Antonio García

Antonio García


Tequila

28/11/2022

Fueron el calco amable de los Rolling, menos longevos porque su periplo se limitó a cinco años y a cuatro discos -descontada la aventura japonesa-, los suficientes para demostrar la viabilidad de un género ajeno a los españoles -no en vano Ariel y Alejo eran argentinos-, con mayor fortuna que los también stonianos Burning, aún activos. La innovación que aportaron no venía de la música, mera reproducción de esquemas muy trillados, sino de su conjunción con unas letras que se ajustaban como un guante a las canciones, sin producir bochorno, empeño en que habían fracasado todos los intentos de adaptación precedentes. Solo unos años después, otro grupo como Gabinete Galigari logró que ese maridaje de música y letras no resultara cacofónico a oídos de un castizo. La imagen jovial que daban en las revistas adolescentes o en Aplauso, siempre rodeados de una turba femenina, era la fachada mentirosa de un grupo en proceso de autodestrucción que efectivamente necesitaba de algo más que un trago para volverse locos en la plaza del pueblo. Dos de ellos murieron muy jóvenes -a Julián Infante le tocó la suerte que debía haber correspondido a Keith Richards-, y el resto se enemistó hasta alguna reunión reciente y el documental que reúne ahora los rescoldos.
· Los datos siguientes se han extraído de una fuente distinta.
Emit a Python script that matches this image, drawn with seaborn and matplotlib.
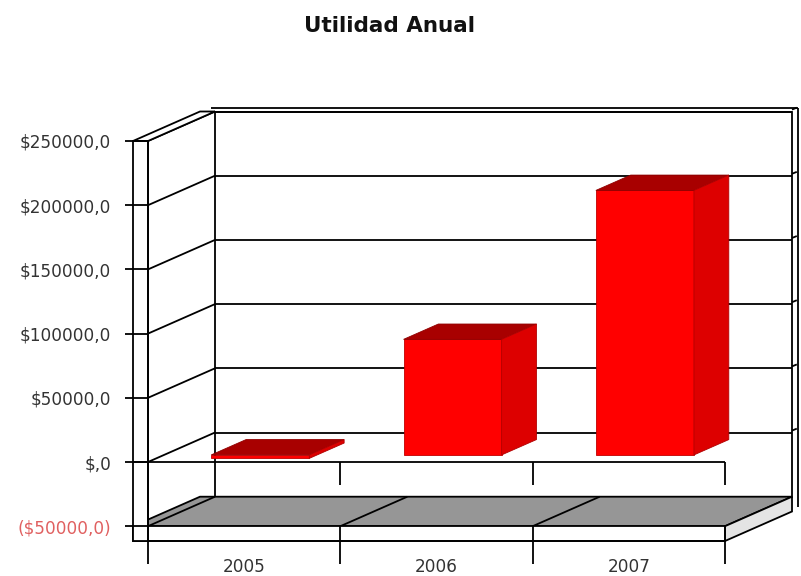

Matrícula de honor era la mecha que necesitaba un joven recién ingresado en el instituto (la foto de portada parecía tomada de un aula del Sabuco o de Escolapios) para emprender una rebeldía que luego se quedó en nada. Milagrosamente mi vinilo se conserva en buen estado, pese a los repetidos asedios de la aguja, lo que no puede decirse del viejo que ahora lo escucha por enésima vez para componer este ejercicio de nostalgia absurda.